As he raised his head, Bobby T’s gaze caught something. I looked, too. Across the island against a blue ocean framed by green brambles rose a tall white flagpole. Its bright red, white and blue flag rippled in the nautical wind. It reminded me, and perhaps Bobby T, of Newtown’s own tall white flagpole in the middle of historic Main Street. I took a photo of it.
This summer scene reminded me of an iconic winter scene, when a photographer from the News-Times stood atop Castle Hill Road in Newtown on the morning of November 19, 1986, and captured the town’s flagpole in the aftermath of Storm Carl. As days turned to weeks after that late autumn storm, the iconic photo came to symbolize the morning after the woodchipper murder.
That morning was also when Willis violated the restraining order for the first time keeping him away from Regina, their three children, and his house. Regina asked him to help her get the coal stove heat working after the electricity had gone out.
We stood at the highest elevation on Block Island on that summer day in 2006. I watched Bobby T. I imagined he was also recalling the woodchipper murder. Remembering how the Newtown detectives were questioned about their handling of the woodchipper investigation.

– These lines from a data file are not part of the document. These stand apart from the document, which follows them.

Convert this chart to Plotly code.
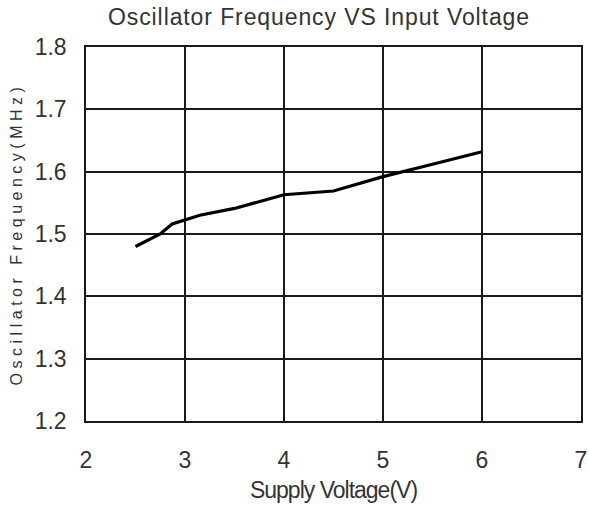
import plotly.graph_objects as go

voltage = [2.5, 2.75, 2.87, 3.0, 3.15, 3.5, 4.0, 4.5, 5.0, 5.5, 6.0]
frequency = [1.48, 1.50, 1.516, 1.522, 1.530, 1.541, 1.563, 1.569, 1.592, 1.612, 1.632]
x_ticks = [2, 3, 4, 5, 6, 7]
y_ticks = [1.2, 1.3, 1.4, 1.5, 1.6, 1.7, 1.8]

fig = go.Figure()
fig.add_trace(go.Scatter(x=voltage, y=frequency, mode="lines",
                         line=dict(color="black", width=3.2), showlegend=False))

font = "Liberation Sans, Arial, sans-serif"
W, H = 589, 513
fig.update_layout(
    width=W, height=H,
    margin=dict(l=86, r=8, t=47, b=92, autoexpand=False),
    paper_bgcolor="white", plot_bgcolor="white",
    title=dict(text='<span style="letter-spacing:0.9px">Oscillator Frequency VS Input Voltage</span>',
               x=319 / W, xref="container", xanchor="center",
               y=1 - 17 / H, yref="container", yanchor="middle",
               font=dict(family=font, size=23, color="#333")),
    font=dict(family=font, color="#222"),
)
fig.update_xaxes(range=[2, 7], tickvals=x_ticks, ticktext=[str(v) for v in x_ticks],
                 showgrid=True, gridcolor="#1a1a1a", gridwidth=1.5,
                 showline=True, linecolor="#1a1a1a", linewidth=1.5, mirror=True,
                 ticks="", ticklabelstandoff=18, tickfont=dict(size=23, family=font, color="#333"),
                 zeroline=False, automargin=False,
                 title=dict(text='<span style="letter-spacing:-1px">Supply Voltage(V)</span>', standoff=10,
                            font=dict(size=23, family=font, color="#333")))
fig.update_yaxes(range=[1.2, 1.8], tickvals=y_ticks, ticktext=[f"{v:.1f}" for v in y_ticks],
                 showgrid=True, gridcolor="#1a1a1a", gridwidth=1.5,
                 showline=True, linecolor="#1a1a1a", linewidth=1.5, mirror=True,
                 ticks="", ticklabelstandoff=13, tickfont=dict(size=23, family=font, color="#333"),
                 zeroline=False, automargin=False,
                 title=dict(text='<span style="letter-spacing:4.5px">Oscillator Frequency(MHz)</span>', standoff=8,
                            font=dict(size=16, family=font, color="#333")))

fig.write_html("out.html", config={"displayModeBar": False},
               post_script="document.body.style.margin='0';document.body.style.overflow='hidden';")
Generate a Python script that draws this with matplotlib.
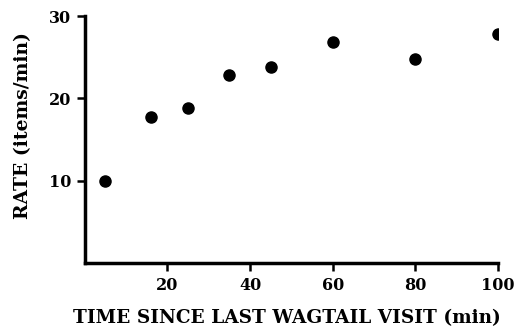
import matplotlib
matplotlib.use("Agg")
import matplotlib.pyplot as plt

# time since last wagtail visit (min) vs intake rate
time_min=[5,16,25,35,45,60,80,100]
rate=[10,17.8,18.9,22.8,23.8,26.8,24.8,27.8]

xticks=[20,40,60,80,100]
yticks=[10,20,30]

plt.rcParams["font.family"]="DejaVu Serif"
plt.rcParams["font.weight"]="bold"

fig=plt.figure(figsize=(5.17,3.36),dpi=100)
ax=fig.add_axes([0.164,0.217,0.799,0.735])

ax.plot(time_min,rate,"o",color="black",markersize=8)

ax.set_xlim(0,100)
ax.set_ylim(0,30)
ax.set_xticks(xticks)
ax.set_yticks(yticks)

for s in ["top","right"]:
    ax.spines[s].set_visible(False)
for s in ["left","bottom"]:
    ax.spines[s].set_linewidth(2.5)

ax.tick_params(axis="both",width=1.8,length=6,labelsize=11.5,pad=4)
for lab in ax.get_xticklabels()+ax.get_yticklabels():
    lab.set_fontweight("bold")

ax.set_xlabel("TIME SINCE LAST WAGTAIL VISIT (min)",fontsize=13.3,fontweight="bold",va="center")
ax.set_ylabel("RATE (items/min)",fontsize=13.5,fontweight="bold",va="center")
ax.xaxis.set_label_coords(0.49,-0.223)
ax.yaxis.set_label_coords(-0.15,0.555)

fig.savefig("out.png",dpi=100)
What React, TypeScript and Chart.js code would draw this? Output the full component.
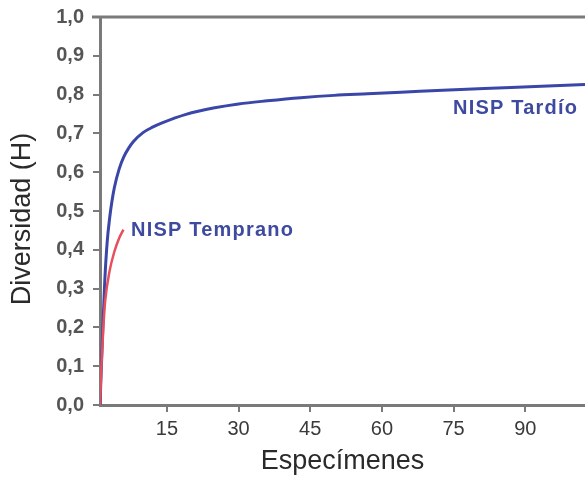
import React, { useEffect, useRef } from "react";
import { Chart, registerables } from "chart.js";

Chart.register(...registerables);

// Rarefaction curves (Specimens vs Diversity H)
const tardioX = [1, 1.2, 1.5, 2, 2.5, 3, 3.5, 4, 5, 6, 7, 8, 10, 12, 14, 19, 25, 30, 36, 43, 50, 57, 64, 74, 87, 102.5];
const tardioY = [0, 0.07, 0.17, 0.32, 0.42, 0.48, 0.525, 0.56, 0.608, 0.64, 0.662, 0.679, 0.702, 0.716, 0.727, 0.749, 0.766, 0.776, 0.784, 0.792, 0.798, 0.802, 0.806, 0.812, 0.818, 0.826];

const tempranoX = [1, 1.3, 1.7, 2.1, 3, 4, 5, 5.9];
const tempranoY = [0, 0.1, 0.2, 0.27, 0.345, 0.395, 0.43, 0.452];

const xTicks = [15, 30, 45, 60, 75, 90];
const yTicks = [0, 0.1, 0.2, 0.3, 0.4, 0.5, 0.6, 0.7, 0.8, 0.9, 1.0];

const xTitle = "Especímenes";
const yTitle = "Diversidad (H)";
const labelTardio = { text: "NISP Tardío", x: 74.9, y: 0.765 };
const labelTemprano = { text: "NISP Temprano", x: 7.5, y: 0.451 };

const FONT = "'Liberation Sans', Arial, Helvetica, sans-serif";
const AXIS = "#7a7a7a";
const BLUE = "#3a46a8";
const RED = "#e5505c";
const LABEL_BLUE = "#3d4aa0";

export default function App() {
  const ref = useRef<HTMLCanvasElement | null>(null);

  useEffect(() => {
    if (!ref.current) return;

    const extras = {
      id: "extras",
      afterDraw(chart: any) {
        const { ctx, chartArea, scales } = chart;
        ctx.save();
        // top border
        ctx.strokeStyle = AXIS;
        ctx.lineWidth = 3;
        ctx.beginPath();
        ctx.moveTo(chartArea.left - 8, chartArea.top);
        ctx.lineTo(chartArea.right, chartArea.top);
        ctx.stroke();
        // y axis title
        ctx.save();
        ctx.fillStyle = "#2a2a2a";
        ctx.font = `27px ${FONT}`;
        ctx.textAlign = "center";
        ctx.textBaseline = "middle";
        ctx.translate(23, (chartArea.top + chartArea.bottom) / 2 + 8);
        ctx.rotate(-Math.PI / 2);
        ctx.fillText(yTitle, 0, 0);
        ctx.restore();
        // series labels
        ctx.fillStyle = LABEL_BLUE;
        ctx.font = `bold 20px ${FONT}`;
        try {
          (ctx as any).letterSpacing = "1.2px";
        } catch (e) {}
        ctx.textBaseline = "middle";
        ctx.textAlign = "left";
        for (const l of [labelTardio, labelTemprano]) {
          ctx.fillText(l.text, scales.x.getPixelForValue(l.x), scales.y.getPixelForValue(l.y));
        }
        ctx.restore();
      },
    };

    const chart = new Chart(ref.current, {
      type: "scatter",
      data: {
        datasets: [
          {
            label: "NISP Temprano",
            data: tempranoX.map((x, i) => ({ x, y: tempranoY[i] })),
            showLine: true,
            borderColor: RED,
            borderWidth: 2.5,
            pointRadius: 0,
            cubicInterpolationMode: "monotone",
            fill: false,
          },
          {
            label: "NISP Tardío",
            data: tardioX.map((x, i) => ({ x, y: tardioY[i] })),
            showLine: true,
            borderColor: BLUE,
            borderWidth: 3,
            pointRadius: 0,
            cubicInterpolationMode: "monotone",
            fill: false,
          },
        ],
      },
      options: {
        animation: false,
        responsive: false,
        layout: { padding: { top: 17, right: 0, left: 0, bottom: 0 } },
        plugins: { legend: { display: false }, tooltip: { enabled: false } },
        scales: {
          x: {
            type: "linear",
            min: 1,
            max: 102.5,
            afterBuildTicks: (s: any) => {
              s.ticks = xTicks.map((v) => ({ value: v }));
            },
            afterFit: (s: any) => {
              s.height = 75;
              s.paddingLeft = 0;
              s.paddingRight = 0;
            },
            grid: { drawOnChartArea: false, color: AXIS, lineWidth: 2, tickLength: 7 },
            border: { color: AXIS, width: 3 },
            ticks: {
              color: "#3a3a3a",
              font: { family: FONT, size: 20 },
              padding: 5,
              maxRotation: 0,
            },
            title: {
              display: true,
              text: xTitle,
              color: "#2a2a2a",
              font: { family: FONT, size: 27 },
              padding: { top: 0, bottom: 2 },
            },
          },
          y: {
            type: "linear",
            min: 0,
            max: 1,
            afterBuildTicks: (s: any) => {
              s.ticks = yTicks.map((v) => ({ value: v }));
            },
            afterFit: (s: any) => {
              s.width = 100;
              s.paddingTop = 0;
              s.paddingBottom = 0;
            },
            grid: { drawOnChartArea: false, color: AXIS, lineWidth: 2, tickLength: 7 },
            border: { color: AXIS, width: 3 },
            ticks: {
              color: "#555555",
              font: { family: FONT, size: 20, weight: "bold" },
              padding: 9,
              callback: (v: any) => Number(v).toFixed(1).replace(".", ","),
            },
            title: { display: false },
          },
        },
      } as any,
      plugins: [extras],
    });

    return () => chart.destroy();
  }, []);

  return (
    <div style={{ position: "absolute", left: 0, top: 0, width: 585, height: 480, background: "#fff" }}>
      <canvas ref={ref} width={585} height={480} style={{ display: "block" }} />
    </div>
  );
}
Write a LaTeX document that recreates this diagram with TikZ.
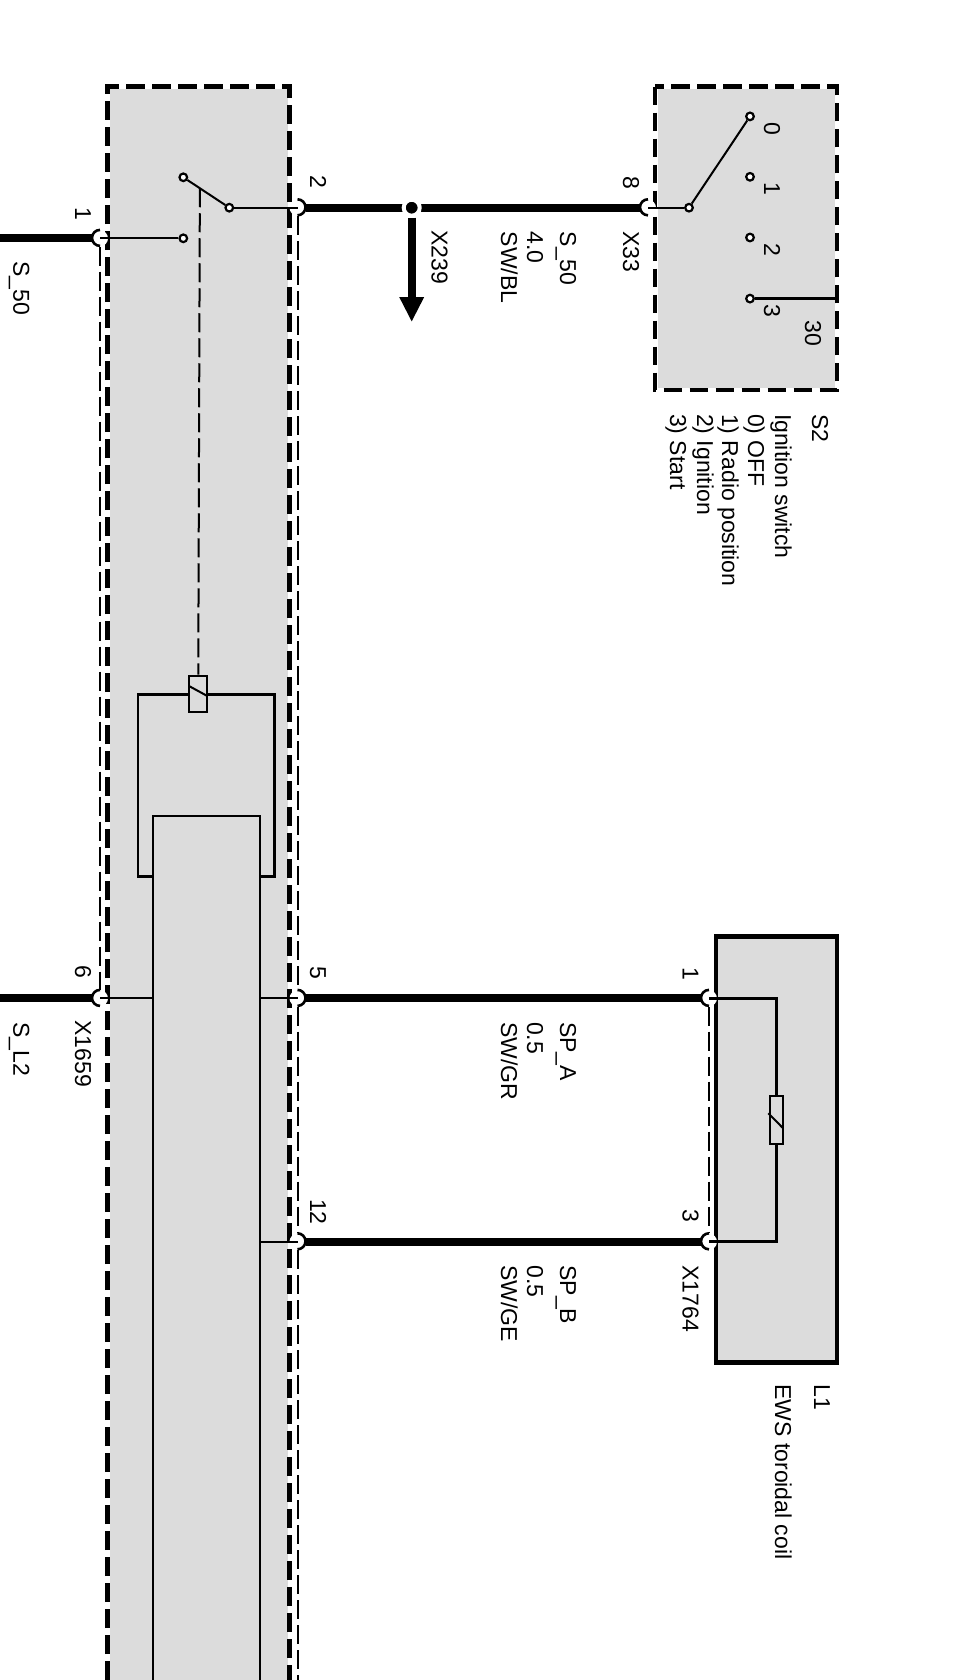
\documentclass[tikz,border=0pt]{standalone}
\usepackage{fontspec}
\setmainfont{Liberation Sans}
\usetikzlibrary{arrows.meta}

\definecolor{boxgray}{HTML}{DCDCDC}

\begin{document}
\begin{tikzpicture}[x=0.5pt, y=-0.5pt,
    label text/.style ={rotate=-90, anchor=base west, inner sep=0pt, font=\fontsize{11.5}{13}\selectfont},
    pin node/.style ={circle, fill=white, minimum size=8pt, inner sep=0pt},
    contact/.style ={circle, draw, fill=white, line width=1.1pt, minimum size=3.8pt, inner sep=0pt},
    coil box/.style ={rectangle, draw, fill=boxgray, line width=1pt, inner sep=0pt},
    hook/.style ={line width=1.3pt},
    wire bus/.style ={line width=4pt},
    wire thin/.style ={line width=1pt},
    wire frame/.style ={line width=1.35pt},
    bound/.style ={line width=2.4pt, dash pattern=on 9.3pt off 3.7pt},
    screen/.style ={line width=1pt, dash pattern=on 9.5pt off 3pt}]
   \clip (0,0) rectangle (959,1680);

   % control unit and ignition switch housings
   \fill[boxgray] (110,89) rectangle (287.5,1680);
   \draw[bound] (107.5,1680) -- (107.5,86.7) -- (289.5,86.7) -- (289.5,1680);
   \fill[boxgray] (657.5,89) rectangle (834.5,387.5);
   \draw[bound] (655,86.7) rectangle (837,390);
   \draw[fill=boxgray, line width=2.4pt] (716,936.7) rectangle (837,1362.7);
   \node[rectangle, draw, fill=boxgray, line width=0.9pt, inner sep=0pt, minimum width=53.2pt, minimum height=442pt] (ecu) at (206.5,1257.8) {};

   % pins
   \node[pin node] (p1) at (100,238.3) {};
   \node[pin node] (p2) at (297.5,207.7) {};
   \node[pin node] (p5) at (297.5,998.3) {};
   \node[pin node] (p6) at (100,998.3) {};
   \node[pin node] (p12) at (297.5,1241.7) {};
   \node[pin node] (p8) at (648,207.7) {};
   \node[pin node] (q1) at (709,998.3) {};
   \node[pin node] (q3) at (709,1241.7) {};
   \draw[hook] (p1.north) arc[start angle=90, end angle=270, radius=4pt];
   \draw[hook] (p6.north) arc[start angle=90, end angle=270, radius=4pt];
   \draw[hook] (p8.north) arc[start angle=90, end angle=270, radius=4pt];
   \draw[hook] (q1.north) arc[start angle=90, end angle=270, radius=4pt];
   \draw[hook] (q3.north) arc[start angle=90, end angle=270, radius=4pt];
   \draw[hook] (p2.north) arc[start angle=90, end angle=-90, radius=4pt];
   \draw[hook] (p5.north) arc[start angle=90, end angle=-90, radius=4pt];
   \draw[hook] (p12.north) arc[start angle=90, end angle=-90, radius=4pt];

   % free ends
   \coordinate (e1) at (0,238.3);
   \coordinate (e6) at (0,998.3);
   \coordinate (ebot) at (297.5,1680);
   \coordinate (tip) at (411.7,322);
   \coordinate (bat) at (837,298.6);

   % screens
   \draw[screen] (p1.south) -- (p6.north);
   \draw[screen] (p2.south) -- (p5.north);
   \draw[screen] (p5.south) -- (p12.north);
   \draw[screen] (p12.south) -- (ebot);
   \draw[screen] (q1.south) -- (q3.north);

   % bus wires
   \draw[wire bus] (e1) -- (p1.west);
   \draw[wire bus] (e6) -- (p6.west);
   \draw[wire bus] (p2.east) -- (p8.west);
   \draw[wire bus] (p5.east) -- (q1.west);
   \draw[wire bus] (p12.east) -- (q3.west);
   \node[circle, fill=black, draw=white, line width=2pt, minimum size=8pt, inner sep=0pt] (j1) at (411.7,207.7) {};
   \draw[wire bus, -{Triangle[length=12.5pt, width=11.5pt]}] (j1) -- (tip);

   % relay
   \node[contact] (r1) at (183.3,177.3) {};
   \node[contact] (r2) at (229.3,207.7) {};
   \node[contact] (r3) at (183.3,238.3) {};
   \draw[wire thin] (r2) -- coordinate[pos=0.67] (arm) (r1);
   \draw[wire thin] (p2.center) -- (r2);
   \draw[wire thin] (p1.center) -- (r3);
   \draw[wire thin] (p6.center) -- (p6.center -| ecu.west);
   \draw[wire thin] (p5.center) -- (p5.center -| ecu.east);
   \draw[wire thin] (p12.center) -- (p12.center -| ecu.east);
   \draw[wire frame] (ecu.west |- 0,876.7) -- (138,876.7) -- (138,694.3) -- (274.3,694.3) -- (274.3,876.7) -- (ecu.east |- 0,876.7);
   \node[coil box, minimum width=9.1pt, minimum height=18pt] (coil) at (198.2,693.7) {};
   \draw[wire thin] (189,686) -- (207.3,696);
   \draw[screen] (arm) -- (coil);

   % ignition switch
   \node[contact] (s) at (689,207.7) {};
   \node[contact] (s0) at (750,116.4) {};
   \node[contact] (s1) at (750,176.8) {};
   \node[contact] (s2) at (750,237.5) {};
   \node[contact] (s3) at (750,298.6) {};
   \draw[wire thin] (p8.center) -- (s);
   \draw[wire thin] (s) -- (s0);
   \draw[wire frame] (s3) -- (bat);

   % toroidal coil
   \node[coil box, minimum width=6.7pt, minimum height=24pt] (res) at (776.7,1120) {};
   \draw[wire frame] (q1.center) -- (q1.center -| res) -- (res);
   \draw[wire frame] (q3.center) -- (q3.center -| res) -- (res);
   \draw[wire thin] (768.3,1113.3) -- (782.6,1127.7);

   % labels
   \node[label text] (t1) at (75,206.7) {1};
   \node[label text] (t2) at (310,175) {2};
   \node[label text] (t5) at (310,966) {5};
   \node[label text] (t6) at (75,965) {6};
   \node[label text] (t12) at (310,1198.6) {12};
   \node[label text] (t8) at (623,176) {8};
   \node[label text] (tx33) at (623,230.7) {X33};
   \node[label text] (tx239) at (431.7,230) {X239};
   \node[label text] (tx1659) at (75,1020) {X1659};
   \node[label text] (ts1) at (13.3,261) {S\_50};
   \node[label text] (tsl2) at (13.3,1021.7) {S\_L2};
   \node[label text] (ts2) at (560,231.4) {S\_50};
   \node[label text] (ts3) at (527,231.4) {4.0};
   \node[label text] (ts4) at (501,231.4) {SW/BL};
   \node[label text] (ta1) at (560,1021.7) {SP\_A};
   \node[label text] (ta2) at (527,1021.7) {0.5};
   \node[label text] (ta3) at (501,1021.7) {SW/GR};
   \node[label text] (tb1) at (560,1265) {SP\_B};
   \node[label text] (tb2) at (527,1265) {0.5};
   \node[label text] (tb3) at (501,1265) {SW/GE};
   \node[label text] (tq1) at (682.7,966.7) {1};
   \node[label text] (tq3) at (682.7,1209) {3};
   \node[label text] (tx1764) at (682.7,1265) {X1764};
   \node[label text] (c0) at (764,122) {0};
   \node[label text] (c1) at (764,182) {1};
   \node[label text] (c2) at (764,243) {2};
   \node[label text] (c3) at (764,304) {3};
   \node[label text] (c30) at (805,320) {30};
   \node[label text] (d1) at (812,413.6) {S2};
   \node[label text] (d2) at (775,413.6) {Ignition switch};
   \node[label text] (d3) at (748,413.6) {0) OFF};
   \node[label text] (d4) at (722,413.6) {1) Radio position};
   \node[label text] (d5) at (697,413.6) {2) Ignition};
   \node[label text] (d6) at (670,413.6) {3) Start};
   \node[label text] (l1) at (814,1384) {L1};
   \node[label text] (l2) at (775,1384) {EWS toroidal coil};
\end{tikzpicture}
\end{document}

How the state’s attorney at the time, Walter Flanagan, removed Newtown police from the woodchipper case. The same state’s attorney, who just four months later when Regina Brown disappeared wouldn’t apply for a search warrant for her house when asked by the local cops to aid in their investigation.
Finally, Bobby T raised his arm slowly and pointed to where, decades before, several searches for Regina’s remains turned up nothing.
“Over there. We brought a search dog, too,” he said
As we walked closer, Bobby T told me the road was different now than during the search. Just then, a man appeared on the road. He was a year-round resident who lived in the new home right next to the overgrown field where a cadaver dog once searched for “...body parts, or body in whole, skeleton remains, blood, saliva, hair...” or, according to the 1989 search warrant, “the remains of Regina Brown.”
It’s always the Woodchipper murder
The man owned the propane company on the island, and Willis was one of his customers. He told us he was nineteen when Regina disappeared and showed us where the trailer that Willis, his father, and step-mother lived in during the summer of 1987 used to be. I asked him what he has heard over the years about Willis’s missing wife.
He started by recounting another murder, how a pilot put his wife’s frozen body into a woodchipper.
“That’s Richard Crafts you’re taking about,” I reminded him. He said he got confused because the pilots worked for the same airlines (which they didn’t). He also heard that Willis owned a small airplane at the time—a “Beechcraft single engine.”
“First, I heard he chipped her up, too. Then I heard he chucked her out the plane in pieces, and finally, years later, I heard they found her alive living down south in Alabama or somewhere,” he said. After some more small talk, I thanked him for his time, wrote his name and phone number in my little notebook, and headed back to the car with Bobby T.
Later in the afternoon, we met a meter reader on Beacon Hill Road. I asked him what he heard on the island.
“I remember that story… Regina Brown, I heard she was found living in Australia, no, no Africa. They cleared Willis of all the charges,” he said. I raised my eyebrows and shot a glance at Bobby T. He just shook his head. The meter reader told us we were “crazy” to believe she was dead.
“You don’t believe me, go talk to the police, or Willis. Willis will tell you,” he told us.
The Block Island Times morgue
After hearing the island folklore, I wanted to stop at the weekly Block Island Times newspaper to do some research. The editor was out of the office, and the only person in the building was the man who ran the newspaper clipping morgue, a place they store old hard copy articles by topic. He told me he had never heard of Regina Brown. As I scrolled through the microfilm to September 1989, I found just a handful of articles detailing the search for her body. What I saw for the first time was a large copy of the map on the front page. I paid for copies, bundled up my papers, and decided that’s enough research for one day.
We dropped off the rental car and, before we left, did some souvenir shopping on Water Street. Block Island booty in tow, we headed back to the ferry dock for our trip home. Waiting for the ferry, we ended up back where the day began, at the picnic tables with green umbrellas next to The Moped Man rental shack. I sat next to Bobby T and watched him watch Willis, who was back at his moped stand chatting with two pretty, young, white women.
“I want to go punch him out,” Bobby T said.
“That’s a bad idea,” I counseled.
A few minutes later we boarded the ferry. As it pulled away from the dock, the sun edged toward dusk, the late afternoon clouds cleared, and the mist evaporated. A faint rainbow formed a classic arch over the island. Bobby T leaned on the ferry railing near an American flag flying on the stern. I took a picture of him with Old Glory before I turned to say goodbye to Block Island.
“Look! The rainbow is pointing to its pot of gold,” I said. Bobby T follows my finger as I pointed to the former search area where police once hoped to find the remains of Regina Brown. We stood there together on the back of the ferry, looking out over his past and my future.